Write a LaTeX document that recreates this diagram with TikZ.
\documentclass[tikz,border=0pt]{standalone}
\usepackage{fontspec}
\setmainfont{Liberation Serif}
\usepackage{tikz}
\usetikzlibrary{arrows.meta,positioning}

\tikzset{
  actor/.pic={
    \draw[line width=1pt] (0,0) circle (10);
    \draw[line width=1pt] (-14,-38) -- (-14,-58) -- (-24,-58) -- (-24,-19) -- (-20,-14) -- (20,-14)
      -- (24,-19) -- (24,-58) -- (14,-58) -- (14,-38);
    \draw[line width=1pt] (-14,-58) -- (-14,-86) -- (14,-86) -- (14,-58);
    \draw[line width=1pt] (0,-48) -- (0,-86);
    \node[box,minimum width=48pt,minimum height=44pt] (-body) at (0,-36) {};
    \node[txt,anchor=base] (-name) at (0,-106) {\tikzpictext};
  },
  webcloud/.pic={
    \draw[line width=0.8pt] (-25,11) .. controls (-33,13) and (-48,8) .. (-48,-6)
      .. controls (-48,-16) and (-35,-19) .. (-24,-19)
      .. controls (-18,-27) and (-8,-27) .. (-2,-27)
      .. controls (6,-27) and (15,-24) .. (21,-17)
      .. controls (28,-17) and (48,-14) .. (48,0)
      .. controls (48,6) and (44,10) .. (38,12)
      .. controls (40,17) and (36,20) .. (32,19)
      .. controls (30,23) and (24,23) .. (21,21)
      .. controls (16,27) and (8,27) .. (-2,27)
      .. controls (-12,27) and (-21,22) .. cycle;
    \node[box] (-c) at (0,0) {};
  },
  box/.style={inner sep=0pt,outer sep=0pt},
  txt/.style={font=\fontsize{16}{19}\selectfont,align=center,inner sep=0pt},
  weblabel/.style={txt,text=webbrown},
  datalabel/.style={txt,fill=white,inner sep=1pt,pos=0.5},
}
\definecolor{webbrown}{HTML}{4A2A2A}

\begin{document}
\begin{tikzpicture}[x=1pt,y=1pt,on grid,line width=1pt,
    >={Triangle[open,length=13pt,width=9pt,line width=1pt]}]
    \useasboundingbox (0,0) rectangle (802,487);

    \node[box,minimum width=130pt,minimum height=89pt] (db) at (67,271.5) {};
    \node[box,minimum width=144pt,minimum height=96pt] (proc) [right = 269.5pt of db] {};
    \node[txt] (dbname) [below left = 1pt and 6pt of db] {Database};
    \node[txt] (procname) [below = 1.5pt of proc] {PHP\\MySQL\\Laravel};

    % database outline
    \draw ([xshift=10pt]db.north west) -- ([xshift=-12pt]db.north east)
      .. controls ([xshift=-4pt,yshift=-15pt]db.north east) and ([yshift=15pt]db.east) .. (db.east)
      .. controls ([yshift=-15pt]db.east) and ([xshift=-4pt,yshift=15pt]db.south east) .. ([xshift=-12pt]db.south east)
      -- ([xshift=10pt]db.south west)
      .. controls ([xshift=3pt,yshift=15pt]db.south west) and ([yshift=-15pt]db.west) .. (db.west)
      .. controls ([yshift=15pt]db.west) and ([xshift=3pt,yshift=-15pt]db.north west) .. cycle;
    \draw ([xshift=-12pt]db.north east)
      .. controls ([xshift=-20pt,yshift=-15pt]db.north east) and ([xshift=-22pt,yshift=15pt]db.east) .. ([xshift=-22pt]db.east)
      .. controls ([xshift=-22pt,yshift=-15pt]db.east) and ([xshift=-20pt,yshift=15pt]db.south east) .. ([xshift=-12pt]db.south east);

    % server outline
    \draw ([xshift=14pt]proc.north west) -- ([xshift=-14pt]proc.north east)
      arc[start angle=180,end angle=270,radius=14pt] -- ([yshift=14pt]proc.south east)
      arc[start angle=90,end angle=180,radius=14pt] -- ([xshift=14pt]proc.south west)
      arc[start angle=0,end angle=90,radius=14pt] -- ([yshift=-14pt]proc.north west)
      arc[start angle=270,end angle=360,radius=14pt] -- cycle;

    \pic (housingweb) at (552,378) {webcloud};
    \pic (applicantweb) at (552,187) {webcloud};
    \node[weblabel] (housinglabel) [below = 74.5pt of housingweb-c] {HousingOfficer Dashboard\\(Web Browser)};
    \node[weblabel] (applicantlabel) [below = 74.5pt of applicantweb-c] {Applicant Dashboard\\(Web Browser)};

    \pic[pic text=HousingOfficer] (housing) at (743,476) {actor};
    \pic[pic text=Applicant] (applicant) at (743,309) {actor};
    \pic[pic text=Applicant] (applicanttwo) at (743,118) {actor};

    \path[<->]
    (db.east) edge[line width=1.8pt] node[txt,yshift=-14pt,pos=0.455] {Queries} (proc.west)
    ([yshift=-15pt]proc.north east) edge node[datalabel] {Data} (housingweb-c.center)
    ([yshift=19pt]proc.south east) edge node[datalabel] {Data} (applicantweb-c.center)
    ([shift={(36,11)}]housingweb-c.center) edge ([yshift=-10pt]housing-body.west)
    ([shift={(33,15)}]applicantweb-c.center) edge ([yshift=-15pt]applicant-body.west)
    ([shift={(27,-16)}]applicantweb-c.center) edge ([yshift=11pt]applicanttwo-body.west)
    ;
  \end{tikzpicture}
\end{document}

--

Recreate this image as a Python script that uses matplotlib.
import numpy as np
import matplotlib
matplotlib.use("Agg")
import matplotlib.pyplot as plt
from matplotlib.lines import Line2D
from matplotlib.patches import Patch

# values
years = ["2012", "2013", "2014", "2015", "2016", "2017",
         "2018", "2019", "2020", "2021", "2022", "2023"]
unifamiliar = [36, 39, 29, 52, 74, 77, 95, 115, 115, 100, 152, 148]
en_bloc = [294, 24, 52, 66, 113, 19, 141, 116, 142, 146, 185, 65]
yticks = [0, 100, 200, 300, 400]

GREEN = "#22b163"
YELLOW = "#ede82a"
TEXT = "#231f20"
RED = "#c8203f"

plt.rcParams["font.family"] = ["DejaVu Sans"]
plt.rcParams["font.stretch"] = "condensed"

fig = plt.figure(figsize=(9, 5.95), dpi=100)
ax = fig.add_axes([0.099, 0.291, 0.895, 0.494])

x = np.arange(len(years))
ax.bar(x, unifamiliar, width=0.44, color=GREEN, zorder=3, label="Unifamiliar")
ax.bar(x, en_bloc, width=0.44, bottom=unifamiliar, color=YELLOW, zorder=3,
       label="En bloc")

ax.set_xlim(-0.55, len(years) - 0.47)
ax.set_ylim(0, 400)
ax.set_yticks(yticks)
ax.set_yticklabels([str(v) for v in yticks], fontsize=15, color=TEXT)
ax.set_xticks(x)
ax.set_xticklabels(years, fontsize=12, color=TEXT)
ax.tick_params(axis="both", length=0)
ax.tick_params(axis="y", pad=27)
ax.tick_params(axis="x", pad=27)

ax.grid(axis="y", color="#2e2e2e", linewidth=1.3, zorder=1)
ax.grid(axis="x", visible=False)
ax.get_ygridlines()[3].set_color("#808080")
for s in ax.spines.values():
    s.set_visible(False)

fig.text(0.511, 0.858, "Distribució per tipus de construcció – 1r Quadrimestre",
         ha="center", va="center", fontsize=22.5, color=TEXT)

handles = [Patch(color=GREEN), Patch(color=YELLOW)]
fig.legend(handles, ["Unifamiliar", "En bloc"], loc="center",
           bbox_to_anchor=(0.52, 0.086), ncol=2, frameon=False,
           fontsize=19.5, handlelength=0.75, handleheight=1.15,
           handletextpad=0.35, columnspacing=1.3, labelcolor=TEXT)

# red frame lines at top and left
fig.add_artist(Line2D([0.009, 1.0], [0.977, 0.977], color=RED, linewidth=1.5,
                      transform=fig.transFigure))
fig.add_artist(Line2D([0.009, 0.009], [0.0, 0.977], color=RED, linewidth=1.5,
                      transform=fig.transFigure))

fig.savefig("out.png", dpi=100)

Instructions for the task – Look through the listing above. Pick out each line with "that" and copy it.

Answer below –
Write a LaTeX document that recreates this diagram with TikZ.
Recreate this image as a Python script that uses matplotlib.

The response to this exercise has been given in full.